On ne connaît que peu d’œuvres attribuables à Kasemann. Toutes sont publiées à Cologne, à l’exception de la présente traduction française qui fut imprimée à Paris. Un ouvrage intitulé Architectura parut en 1615 et à nouveau en 1643. Le Seilen Bochg date de 1616, et sa traduction française de 1622. Kasemann publia le livre des colonnes de Blum en 1625 sous le titre Architecture ; il fut réédité en 1644 et 1664. En 1627 fut publiée une gravure représentant les cinq ordres, et le traité intitulé Architectvr, gravé par Hermanus Esser et doté d’une longue introduction, sortit des presses en 1630 ; ce livre fut régulièrement réédité durant le XVIIe siècle.

Piet Lombaerde (Hoger Instituut voor Architectuurwetenschappen Henry van de Velde, Association Université Anvers ) - 2006

Bibliographie critique

U.-C. Bergemann, Die Meisterrisse der Ingolstädter Schreiner 1617-1742, Ingolstadt, Verlag Donau Courier, 1999, p. 85-87.

H. Günther, Deutsche Architekturtheorie zwischen Gotik und Renaissance, Darmstadt, Wissenschaftliche Buchgesellschaft, 1988.

G. Irmscher, Kölner Architektur- und Säulenbücher um 1600, Bonn, Bouvier Verlag, 1999.

E. von May, Hans Blum von Lohr am Main. Ein Bautheoretiker der Deutschen Renaissance, Strasbourg, Heitz/Mündel, 1910, p. 71-72.

U. Thieme & F. Becker (éd.), Allgemeines Lexicon der bildenden Künstler von der Antike bis zur Gegenwart, « Kasemann (Kaesmann, Kasmann, Kosmann) Rutger », Leipzig, Engelmann, 19, 1926, p. 581.

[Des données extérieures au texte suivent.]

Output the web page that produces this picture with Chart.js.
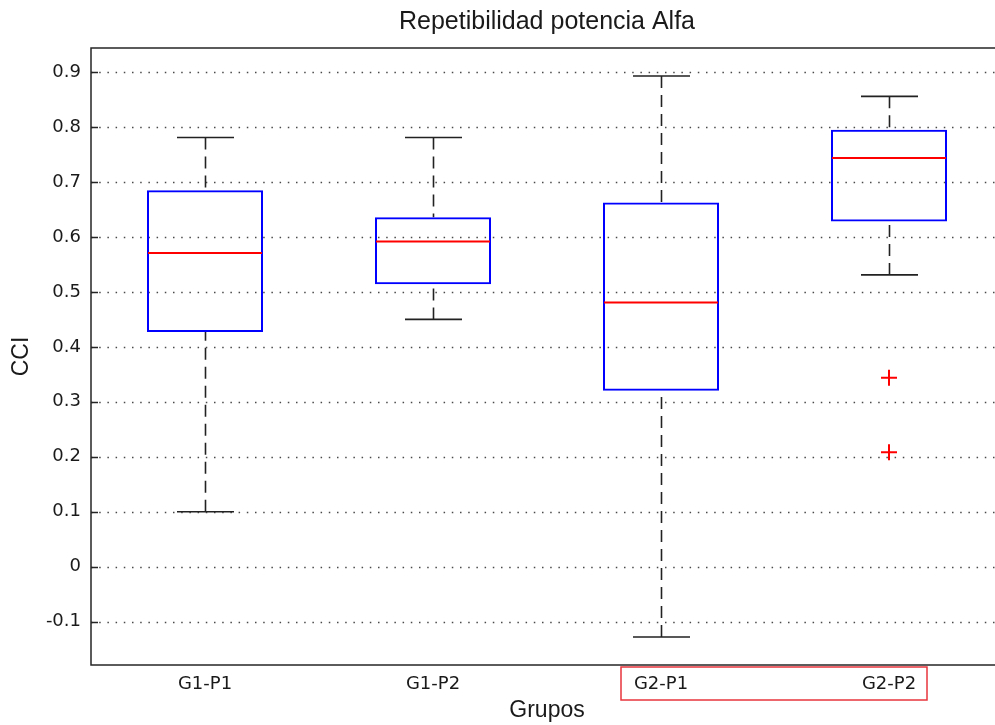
<!DOCTYPE html>
<html>
<head>
<meta charset="utf-8">
<title>Repetibilidad potencia Alfa</title>
<script src="https://cdn.jsdelivr.net/npm/chart.js@4.4.1/dist/chart.umd.min.js"></script>
<style>
  html, body { margin: 0; padding: 0; background: #fff; overflow: hidden; }
  #wrap { width: 995px; height: 725px; overflow: hidden; }
  canvas { display: block; }
</style>
</head>
<body>
<div id="wrap"><canvas id="chart" width="1094" height="725"></canvas></div>
<script>
// datos
var grupos        = ["G1-P1", "G1-P2", "G2-P1", "G2-P2"];
var bigoteMin     = [0.100, 0.450, -0.128, 0.531];
var cuartil1      = [0.427, 0.514, 0.320, 0.628];
var mediana       = [0.571, 0.592, 0.481, 0.744];
var cuartil3      = [0.685, 0.636, 0.663, 0.795];
var bigoteMax     = [0.781, 0.781, 0.893, 0.856];
var atipicosGrupo = ["G2-P2", "G2-P2"];
var atipicosValor = [0.344, 0.208];
var yTicks        = [-0.1, 0, 0.1, 0.2, 0.3, 0.4, 0.5, 0.6, 0.7, 0.8, 0.9];

var textColor = "#1a1a1a",
    anchoCaja = 0.509,
    anchoTope = 0.25;

var boxPlotPlugin = {
    id: "boxPlot",
    beforeDatasetsDraw: function(chart){
        var ctx  = chart.ctx,
            area = chart.chartArea,
            x    = chart.scales.x,
            y    = chart.scales.y;

        // grid punteado
        ctx.save();
        ctx.strokeStyle = "#4a4a4a";
        ctx.lineWidth = 1.5;
        ctx.setLineDash([1.5, 6.7]);
        y.ticks.forEach(function(t){
            var py = Math.round(y.getPixelForValue(t.value)) + 0.5;
            ctx.beginPath();
            ctx.moveTo(area.left, py);
            ctx.lineTo(area.right, py);
            ctx.stroke();
        });
        ctx.restore();

        var unidad = x.getPixelForValue(1) - x.getPixelForValue(0);

        // bigotes
        ctx.save();
        ctx.strokeStyle = "#222";
        ctx.lineWidth = 1.6;
        $each(grupos, function(i){
            var px = Math.round(x.getPixelForValue(i)) + 0.5,
                hw = unidad * anchoTope / 2;

            ctx.setLineDash([12, 7]);
            ctx.beginPath();
            ctx.moveTo(px, y.getPixelForValue(bigoteMax[i]));
            ctx.lineTo(px, y.getPixelForValue(cuartil3[i]));
            ctx.moveTo(px, y.getPixelForValue(bigoteMin[i]));
            ctx.lineTo(px, y.getPixelForValue(cuartil1[i]));
            ctx.stroke();

            ctx.setLineDash([]);
            ctx.beginPath();
            ctx.moveTo(px - hw, y.getPixelForValue(bigoteMax[i]));
            ctx.lineTo(px + hw, y.getPixelForValue(bigoteMax[i]));
            ctx.moveTo(px - hw, y.getPixelForValue(bigoteMin[i]));
            ctx.lineTo(px + hw, y.getPixelForValue(bigoteMin[i]));
            ctx.stroke();
        });
        ctx.restore();
    },
    afterDatasetsDraw: function(chart){
        var ctx  = chart.ctx,
            area = chart.chartArea,
            x    = chart.scales.x,
            y    = chart.scales.y;
        var unidad = x.getPixelForValue(1) - x.getPixelForValue(0);

        // medianas
        ctx.save();
        ctx.strokeStyle = "#ff0000";
        ctx.lineWidth = 2;
        $each(grupos, function(i){
            var px = x.getPixelForValue(i),
                hw = unidad * anchoCaja / 2,
                py = y.getPixelForValue(mediana[i]);
            ctx.beginPath();
            ctx.moveTo(px - hw + 1, py);
            ctx.lineTo(px + hw - 1, py);
            ctx.stroke();
        });
        ctx.restore();

        // marco de ejes y ticks hacia dentro
        ctx.save();
        ctx.strokeStyle = "#262626";
        ctx.lineWidth = 1.5;
        ctx.strokeRect(area.left, area.top, area.right - area.left, area.bottom - area.top);
        ctx.beginPath();
        y.ticks.forEach(function(t){
            var py = Math.round(y.getPixelForValue(t.value)) + 0.5;
            ctx.moveTo(area.left, py);
            ctx.lineTo(area.left + 7, py);
            ctx.moveTo(area.right, py);
            ctx.lineTo(area.right - 7, py);
        });
        ctx.stroke();
        ctx.restore();

        // recuadro rojo sobre G2-P1 / G2-P2
        ctx.save();
        ctx.strokeStyle = "#e8343c";
        ctx.lineWidth = 1.5;
        var x0 = x.getPixelForValue(2) - 40,
            x1 = x.getPixelForValue(3) + 38;
        ctx.strokeRect(x0, area.bottom + 2, x1 - x0, 33);
        ctx.restore();
    }
};

function $each(arr, fn){
    for (var i = 0; i < arr.length; i++){ fn(i, arr[i]); }
}

var cajas = grupos.map(function(g, i){
    return [cuartil1[i], cuartil3[i]];
});

var atipicos = atipicosGrupo.map(function(g, i){
    return {x: g, y: atipicosValor[i]};
});

var ctx = document.getElementById("chart");

var chart = new Chart(ctx, {
    type: "bar",
    data: {
        labels: grupos,
        datasets: [{
            type: "bar",
            data: cajas,
            backgroundColor: "rgba(0,0,0,0)",
            borderColor: "#0000ff",
            borderWidth: 2,
            borderSkipped: false,
            barPercentage: anchoCaja,
            categoryPercentage: 1
        }, {
            type: "scatter",
            data: atipicos,
            pointStyle: "cross",
            pointRadius: 8,
            pointHoverRadius: 8,
            borderColor: "#ff0000",
            borderWidth: 2
        }]
    },
    options: {
        responsive: false,
        animation: false,
        devicePixelRatio: 1,
        layout: { padding: 0 },
        plugins: {
            legend: { display: false },
            tooltip: { enabled: false },
            title: {
                display: true,
                text: "Repetibilidad potencia Alfa",
                color: textColor,
                font: { family: "'Liberation Sans', Arial, sans-serif", size: 25, weight: "normal" },
                padding: { top: 7, bottom: 11 }
            }
        },
        scales: {
            x: {
                type: "category",
                offset: true,
                grid: { display: false, drawTicks: false },
                border: { display: false },
                ticks: {
                    color: textColor,
                    padding: 9,
                    font: { family: "'DejaVu Sans', sans-serif", size: 18 }
                },
                title: {
                    display: true,
                    text: "Grupos",
                    color: textColor,
                    font: { family: "'Liberation Sans', Arial, sans-serif", size: 23 },
                    padding: { top: 0, bottom: 1 }
                },
                afterFit: function(scale){ scale.height = 60; }
            },
            y: {
                min: -0.179,
                max: 0.944,
                grid: { display: false, drawTicks: false },
                border: { display: false },
                afterBuildTicks: function(scale){
                    scale.ticks = yTicks.map(function(v){ return {value: v}; });
                },
                ticks: {
                    color: textColor,
                    padding: 10,
                    font: { family: "'DejaVu Sans', sans-serif", size: 18 },
                    callback: function(v){ return String(Math.round(v * 10) / 10); }
                },
                title: {
                    display: true,
                    text: "CCI",
                    color: textColor,
                    font: { family: "'Liberation Sans', Arial, sans-serif", size: 23 },
                    padding: { top: 8, bottom: 0 }
                },
                afterFit: function(scale){ scale.width = 91; }
            },
            derecha: {
                type: "linear",
                position: "right",
                display: true,
                min: -0.179,
                max: 0.944,
                grid: { display: false, drawTicks: false },
                border: { display: false },
                ticks: { display: false },
                afterFit: function(scale){ scale.width = 91; }
            }
        }
    },
    plugins: [boxPlotPlugin]
});
</script>
</body>
</html>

P.S. Zimmermann, « Hans Vredeman de Vries und die Folgen in der Architekturlehre », H. Borggrefe & V. Lüpkes (éd.), Hans Vredeman de Vries und die Folgen, Marburg, Jonas, 2005, p. 91-100.

 

 

Notice

Livre d’architecture contenant plusieurs beaux ornementz, colonnes, frises cornices, thermes balustre et autres pieces appartenant audict art : Curieusement recherche et pourtraict sur les plus rares antiques tant de Rome que de Cologne et autres lieux ou larchitecture a le plus flory / par Roger Kaseman, Aleman. - A Paris : chez Jean Messager, 1622.
Page de titre - 4 pages de texte -[24] pages de planches gravées numérotées A-Z (sans P) AA BB ; 26,3 x 17,3 cm.
Paris, École nationale supérieure des Beaux-Arts, Les 1256.
*Notes :
- Reliure de maroquin rouge frappée à l’emblème de Joseph Le Soufaché, avec double filet d’encadrement et fleuron aux angles, et triple filet extérieur, signée Belz-Nied.
- Legs de l’architecte Joseph Le Soufaché à l’École des Beaux-Arts, 1883.